**TASK STATEMENT**:
Only the lines from the start of the data through the line with "[boxtext] (Dt) at" belong in the copy. Restate them word for word, minus the pictures.

begin DATA PROVIDED

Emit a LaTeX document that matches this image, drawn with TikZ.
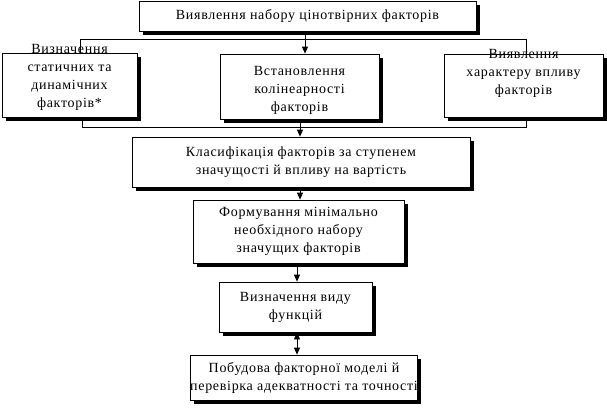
\documentclass[tikz,border=0pt]{standalone}
\usepackage{fontspec}
\setmainfont{Liberation Serif}[LetterSpace=5]
\usetikzlibrary{shadows,arrows.meta}

\begin{document}
\begin{tikzpicture}[x=1pt, y=-1pt,
  box/.style = {draw, fill=white, line width=.8pt, align=center, inner sep=0pt,
    drop shadow={shadow xshift=3.5pt, shadow yshift=-3.5pt, fill=black, opacity=1}},
  boxtext/.style = {align=center, inner sep=0pt},
  every node/.append style = {font=\fontsize{14}{18}\selectfont},
  >={Triangle[width=6pt,length=7pt]}, line width=.8pt]

\useasboundingbox (0,0) rectangle (607,407);

\node [box, minimum width=337pt, minimum height=30pt] (A) at (307.5, 16) {Виявлення набору цінотвірних факторів};

\node [box, minimum width=135pt, minimum height=64pt] (B) at (69.5, 85) {};
\node [boxtext] (Bt) at (69.5, 77) {Визначення\\статичних та\\динамічних\\факторів*};
\node [box, minimum width=159pt, minimum height=65pt] (C) at (299.5, 86.5) {};
\node [boxtext] (Ct) at (299.5, 90) {Встановлення\\колінеарності\\факторів};
\node [box, minimum width=159pt, minimum height=63pt] (D) at (523.5, 85.5) {};
\node [boxtext] (Dt) at (523.5, 73) {Виявлення\\характеру впливу\\факторів};

\node [box, minimum width=338pt, minimum height=50pt] (E) at (301, 162) {Класифікація факторів за ступенем\\значущості й впливу на вартість};
\node [box, minimum width=211pt, minimum height=63pt] (F) at (298.5, 231.5) {Формування мінімально\\необхідного набору\\значущих факторів};
\node [box, minimum width=153pt, minimum height=50pt] (G) at (295.5, 307) {Визначення виду\\функцій};
\node [box, minimum width=218pt, minimum height=45pt] (H) at (304, 377.5) {Побудова факторної моделі й\\перевірка адекватності та точності};

\coordinate (L1) at (80, 39);
\coordinate (R1) at (526, 39);
\coordinate (L2) at (82, 127);
\coordinate (R2) at (526, 127);

\draw (L1 |- B.north) -- (L1) -- (R1) -- (R1 |- D.north);
\draw[->] ([xshift=-2.5pt]A.south) -- ([xshift=-2.5pt]A.south |- C.north);
\draw (L2 |- B.south) -- (L2) -- (R2) -- (R2 |- D.south);
\draw[->] ([xshift=.5pt]C.south) -- ([xshift=.5pt]C.south |- E.north);
\draw[->] ([xshift=-1pt]E.south) -- ([xshift=-1pt]E.south |- F.north);
\draw[->] ([xshift=-1.5pt]F.south) -- ([xshift=-1.5pt]F.south |- G.north);
\draw[<->] ([xshift=1.5pt]G.south) -- ([xshift=1.5pt]G.south |- H.north);
\end{tikzpicture}
\end{document}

end DATA PROVIDED

**EXERCISE SOLUTION**:
Emit a LaTeX document that matches this image, drawn with TikZ.
\documentclass[tikz,border=0pt]{standalone}
\usepackage{fontspec}
\setmainfont{Liberation Serif}[LetterSpace=5]
\usetikzlibrary{shadows,arrows.meta}

\begin{document}
\begin{tikzpicture}[x=1pt, y=-1pt,
  box/.style = {draw, fill=white, line width=.8pt, align=center, inner sep=0pt,
    drop shadow={shadow xshift=3.5pt, shadow yshift=-3.5pt, fill=black, opacity=1}},
  boxtext/.style = {align=center, inner sep=0pt},
  every node/.append style = {font=\fontsize{14}{18}\selectfont},
  >={Triangle[width=6pt,length=7pt]}, line width=.8pt]

\useasboundingbox (0,0) rectangle (607,407);

\node [box, minimum width=337pt, minimum height=30pt] (A) at (307.5, 16) {Виявлення набору цінотвірних факторів};

\node [box, minimum width=135pt, minimum height=64pt] (B) at (69.5, 85) {};
\node [boxtext] (Bt) at (69.5, 77) {Визначення\\статичних та\\динамічних\\факторів*};
\node [box, minimum width=159pt, minimum height=65pt] (C) at (299.5, 86.5) {};
\node [boxtext] (Ct) at (299.5, 90) {Встановлення\\колінеарності\\факторів};
\node [box, minimum width=159pt, minimum height=63pt] (D) at (523.5, 85.5) {};
\node [boxtext] (Dt) at (523.5, 73) {Виявлення\\характеру впливу\\факторів};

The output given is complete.